━━ MATERIAL

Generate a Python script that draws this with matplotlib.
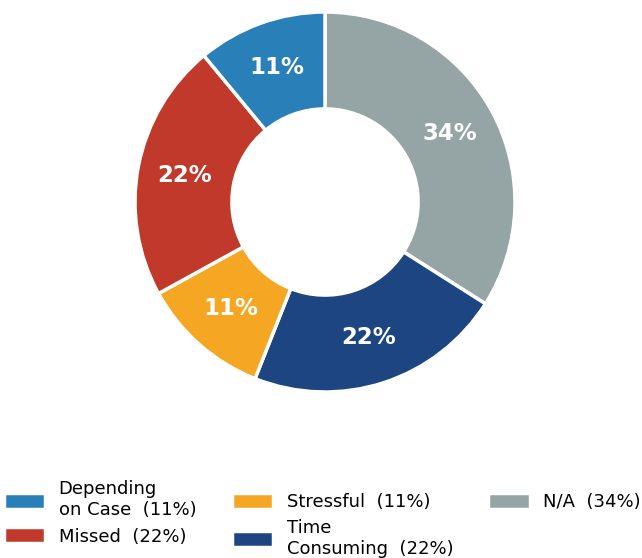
import matplotlib.pyplot as plt

# slices, clockwise from the top
labels = ["N/A", "Time\nConsuming", "Stressful", "Missed", "Depending\non Case"]
values = [34, 22, 11, 22, 11]
colors = ["#95a5a6", "#1c4582", "#f5a623", "#c0392b", "#2980b9"]

# legend order (column-major, 3 columns)
legend_order = [4, 3, 2, 1, 0]

fig = plt.figure(figsize=(6.42, 5.58), dpi=100)
ax = fig.add_axes([135 / 642, 166 / 558, 380 / 642, 380 / 558])

wedges, texts, autotexts = ax.pie(
    values, colors=colors, startangle=90, counterclock=False,
    autopct="%d%%", pctdistance=0.75,
    wedgeprops=dict(width=0.51, edgecolor="white", linewidth=2.5),
    textprops=dict(color="white", fontsize=16.5, fontweight="bold"),
)
ax.set_xlim(-1, 1)
ax.set_ylim(-1, 1)
ax.set_aspect("equal")

handles = [wedges[i] for i in legend_order]
names = ["%s  (%d%%)" % (labels[i], values[i]) for i in legend_order]
fig.legend(handles, names, loc="lower left", bbox_to_anchor=(0.0, -0.006),
           ncol=3, frameon=False, fontsize=13, handlelength=2.3,
           handleheight=1.0, columnspacing=1.95, handletextpad=0.75,
           labelspacing=0.45, borderaxespad=0.0, borderpad=0.2)

fig.savefig("out.png", dpi=100)
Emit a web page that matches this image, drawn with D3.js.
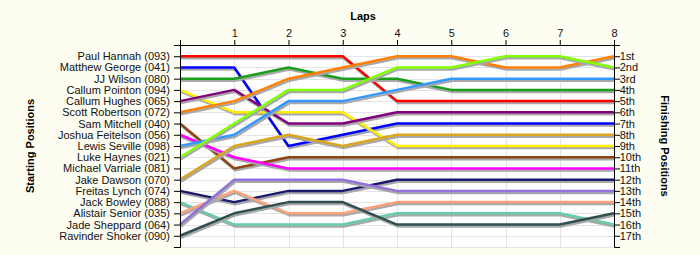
<!DOCTYPE html>
<html>
<head>
<meta charset="utf-8">
<script src="https://cdn.jsdelivr.net/npm/d3@7"></script>
<style>
  body { margin: 0; background: #fdfdf1; }
  svg { display: block; font-family: "Liberation Sans", Arial, sans-serif; }
  .tick text { font-size: 11px; fill: #111; }
  .title { font-size: 11px; font-weight: bold; fill: #000; }
</style>
</head>
<body>
<svg width="700" height="255"></svg>
<script>
// starting grid (lap 0 order)
var drivers = ["Paul Hannah (093)", "Matthew George (041)", "JJ Wilson (080)", "Callum Pointon (094)",
  "Callum Hughes (065)", "Scott Robertson (072)", "Sam Mitchell (040)", "Joshua Feitelson (056)",
  "Lewis Seville (098)", "Luke Haynes (021)", "Michael Varriale (081)", "Jake Dawson (070)",
  "Freitas Lynch (074)", "Jack Bowley (088)", "Alistair Senior (035)", "Jade Sheppard (064)",
  "Ravinder Shoker (090)"]
var laps = [0, 1, 2, 3, 4, 5, 6, 7, 8]
var finishLabels = ["1st", "2nd", "3rd", "4th", "5th", "6th", "7th", "8th", "9th", "10th",
  "11th", "12th", "13th", "14th", "15th", "16th", "17th"]

// race position of each driver at laps 0..8 (null = no laps)
var positions = [
  [1, 1, 1, 1, 5, 5, 5, 5, 5],
  [2, 2, 9, 8, 7, 7, 7, 7, 7],
  [3, 3, 2, 3, 3, 4, 4, 4, 4],
  [4, 6, 6, 6, 9, 9, 9, 9, 9],
  [5, 4, 7, 7, 6, 6, 6, 6, 6],
  [6, 5, 3, 2, 1, 1, 2, 2, 1],
  [7, 11, 10, 10, 10, 10, 10, 10, 10],
  [8, 10, 11, 11, 11, 11, 11, 11, 11],
  [9, 8, 5, 5, 4, 3, 3, 3, 3],
  [10, 7, 4, 4, 2, 2, 1, 1, 2],
  null,
  [12, 9, 8, 9, 8, 8, 8, 8, 8],
  [13, 14, 13, 13, 12, 12, 12, 12, 12],
  [14, 16, 16, 16, 15, 15, 15, 15, 16],
  [15, 13, 15, 15, 14, 14, 14, 14, 14],
  [16, 12, 12, 12, 13, 13, 13, 13, 13],
  [17, 15, 14, 14, 16, 16, 16, 16, 15]
]

var colors = ["#ff0000", "#0000ff", "#1a9f1a", "#ffee00", "#800080", "#ff8000", "#8b4513",
  "#ff00ff", "#3399ff", "#80ff00", "#999999", "#daa520", "#191970", "#66cdaa", "#ffa07a",
  "#9370db", "#2f4f4f"]

var pLeft = 180, pRight = 614, pTop = 45, pBottom = 247

var svg = d3.select("svg")

var x = d3.scaleLinear().domain([0, 8]).range([pLeft, pRight])
var y = d3.scaleLinear().domain([0, 18]).range([pTop, pBottom])
var rows = d3.range(1, 18)

svg.append("rect")
    .attr("x", pLeft).attr("y", pTop)
    .attr("width", pRight - pLeft).attr("height", pBottom - pTop)
    .attr("fill", "#fff")

// grid
var grid = svg.append("g").attr("stroke", "#e4e4e4").attr("stroke-width", 1)
grid.selectAll(".v").data(laps.slice(1)).enter().append("line")
    .attr("x1", d => Math.round(x(d)) + 0.5).attr("x2", d => Math.round(x(d)) + 0.5)
    .attr("y1", pTop).attr("y2", pBottom)
grid.selectAll(".h").data(rows.concat([18])).enter().append("line")
    .attr("x1", pLeft).attr("x2", pRight)
    .attr("y1", d => Math.round(y(d)) + 0.5).attr("y2", d => Math.round(y(d)) + 0.5)

var line = d3.line()
    .x((d, i) => x(laps[i]))
    .y(d => y(d))

var series = positions.map((p, i) => ({ p: p, c: colors[i] })).filter(d => d.p)

var lines = svg.append("g")
series.forEach(function(s) {
    lines.append("path")
        .attr("d", line(s.p))
        .attr("transform", "translate(1,2)")
        .attr("fill", "none")
        .attr("stroke", "#a8a8a8")
        .attr("stroke-width", 2.5)
    lines.append("path")
        .attr("d", line(s.p))
        .attr("fill", "none")
        .attr("stroke", s.c)
        .attr("stroke-width", 2.5)
        .attr("stroke-linejoin", "round")
})

// axes
var yLeft = d3.axisLeft(y)
    .tickValues(rows)
    .tickFormat(d => drivers[d - 1])
    .tickSize(6)
var yRight = d3.axisRight(y)
    .tickValues(rows)
    .tickFormat(d => finishLabels[d - 1])
    .tickSize(6)
var xTop = d3.axisTop(x)
    .tickValues(laps)
    .tickFormat(d => d == 0 ? "" : d)
    .tickSize(5)
    .tickSizeOuter(0)

svg.append("g")
    .attr("transform", "translate(" + pLeft + ",0)")
    .call(yLeft)
    .selectAll("text").attr("dx", "-0.1em")
svg.append("g")
    .attr("transform", "translate(" + pRight + ",0)")
    .call(yRight)
    .selectAll("text").attr("dx", "-0.3em")
svg.append("g")
    .attr("transform", "translate(0," + pTop + ")")
    .call(xTop)

svg.selectAll(".domain, .tick line").attr("stroke", "#000")

// titles
svg.append("text").attr("class", "title")
    .attr("x", 363).attr("y", 20)
    .attr("text-anchor", "middle")
    .text("Laps")
svg.append("text").attr("class", "title")
    .attr("transform", "translate(34,146) rotate(-90)")
    .attr("text-anchor", "middle")
    .text("Starting Positions")
svg.append("text").attr("class", "title")
    .attr("transform", "translate(661,146) rotate(90)")
    .attr("text-anchor", "middle")
    .text("Finishing Positions")
</script>
</body>
</html>
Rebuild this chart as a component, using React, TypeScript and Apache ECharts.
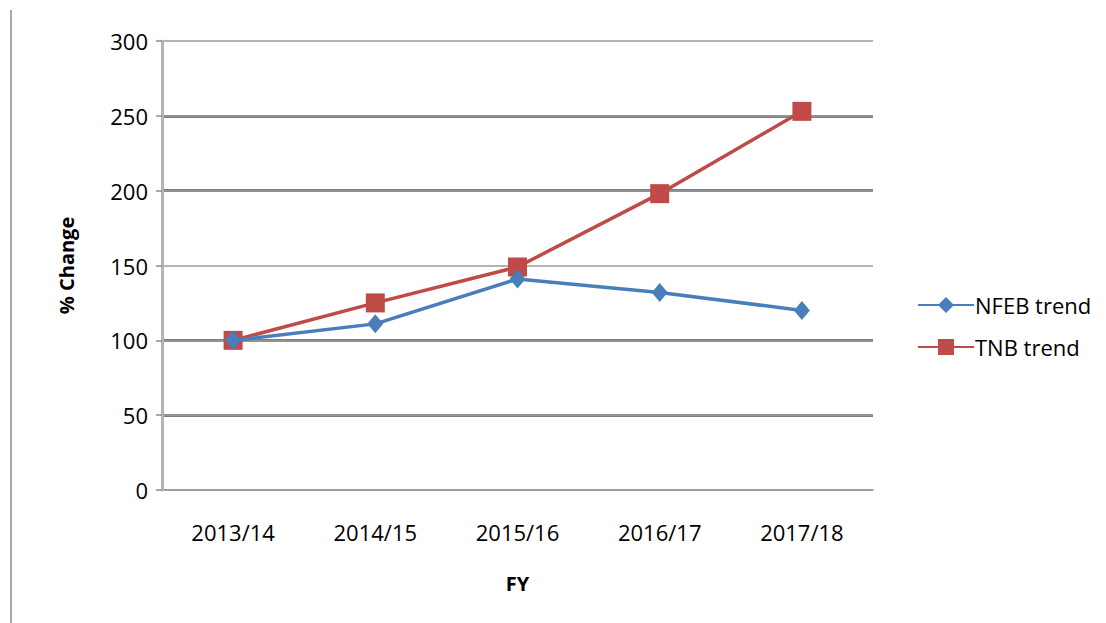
import React, { useEffect, useRef } from "react";
import * as echarts from "echarts";

const categories = ["2013/14", "2014/15", "2015/16", "2016/17", "2017/18"];
const nfebTrend = [100, 111, 141, 132, 120];
const tnbTrend = [100, 125, 149, 198, 253];
const yTicks = { min: 0, max: 300, interval: 50 };

const FONT = "'Open Sans', 'Liberation Sans', sans-serif";

export default function App() {
  const ref = useRef<HTMLDivElement>(null);
  useEffect(() => {
    document.body.style.margin = "0";
    const chart = echarts.init(ref.current!, null, { renderer: "svg" });
    chart.setOption({
      animation: false,
      backgroundColor: "#ffffff",
      textStyle: { fontFamily: FONT },
      grid: { left: 162, right: 233, top: 41, bottom: 133 },
      graphic: [
        {
          type: "line",
          shape: { x1: 11, y1: 10, x2: 11, y2: 623 },
          style: { stroke: "#a8a8a8", lineWidth: 2 },
        },
      ],
      legend: {
        orient: "vertical",
        left: 912,
        top: 289,
        itemWidth: 56,
        itemHeight: 20,
        itemGap: 20,
        textStyle: {
          fontSize: 22,
          lineHeight: 22,
          color: "#000",
          fontFamily: FONT,
          padding: [0, 0, 0, -4],
        },
        data: ["NFEB trend", "TNB trend"],
      },
      xAxis: {
        type: "category",
        data: categories,
        boundaryGap: true,
        name: "FY",
        nameLocation: "middle",
        nameGap: 83,
        nameTextStyle: { fontSize: 20, fontWeight: "bold", color: "#000", fontFamily: FONT },
        axisLine: { lineStyle: { color: "#8c8c8c", width: 1.5 } },
        axisTick: { show: false },
        axisLabel: { fontSize: 22, lineHeight: 22, color: "#000", margin: 31, fontFamily: FONT },
      },
      yAxis: [
        {
          type: "value",
          min: yTicks.min,
          max: yTicks.max,
          interval: yTicks.interval,
          name: "% Change",
          nameLocation: "middle",
          nameGap: 86,
          nameRotate: 90,
          nameTextStyle: { fontSize: 20, fontWeight: "bold", color: "#000", fontFamily: FONT },
          axisLine: { show: true, lineStyle: { color: "#b4b4b4", width: 3 } },
          axisTick: { show: true, length: 6, lineStyle: { color: "#8c8c8c", width: 1.5 } },
          axisLabel: { fontSize: 22, color: "#000", margin: 14, fontFamily: FONT },
          splitLine: { lineStyle: { color: "#9a9a9a", width: 1.5 } },
          z: 2,
        },
        {
          type: "value",
          min: yTicks.min,
          max: yTicks.max,
          interval: yTicks.interval,
          position: "left",
          axisLine: { show: false },
          axisTick: { show: false },
          axisLabel: { show: false },
          splitLine: {
            lineStyle: {
              color: [
                "rgba(0,0,0,0)",
                "#7d7d7d",
                "#7d7d7d",
                "rgba(0,0,0,0)",
                "#7d7d7d",
                "#7d7d7d",
                "rgba(0,0,0,0)",
              ],
              width: 3,
            },
          },
          z: 1,
        },
      ],
      series: [
        {
          name: "NFEB trend",
          type: "line",
          data: nfebTrend,
          symbol: "diamond",
          symbolSize: [16, 19],
          lineStyle: { color: "#4a7ebb", width: 3.5 },
          itemStyle: { color: "#4a7ebb" },
          z: 4,
        },
        {
          name: "TNB trend",
          type: "line",
          data: tnbTrend,
          symbol: "rect",
          symbolSize: 19,
          lineStyle: { color: "#be4b48", width: 3.5 },
          itemStyle: { color: "#be4b48" },
          z: 3,
        },
      ],
    });
    return () => chart.dispose();
  }, []);
  return <div ref={ref} style={{ width: 1106, height: 623 }} />;
}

━━━━

WRITTEN INSTRUCTION: Your task is to reproduce exactly the lines from the start of the data above through the line containing "legend_order = [4, 3, 2, 1, 0]", leaving every picture out.

ANSWER TO THIS TASK:
Generate a Python script that draws this with matplotlib.
import matplotlib.pyplot as plt

# slices, clockwise from the top
labels = ["N/A", "Time\nConsuming", "Stressful", "Missed", "Depending\non Case"]
values = [34, 22, 11, 22, 11]
colors = ["#95a5a6", "#1c4582", "#f5a623", "#c0392b", "#2980b9"]

# legend order (column-major, 3 columns)
legend_order = [4, 3, 2, 1, 0]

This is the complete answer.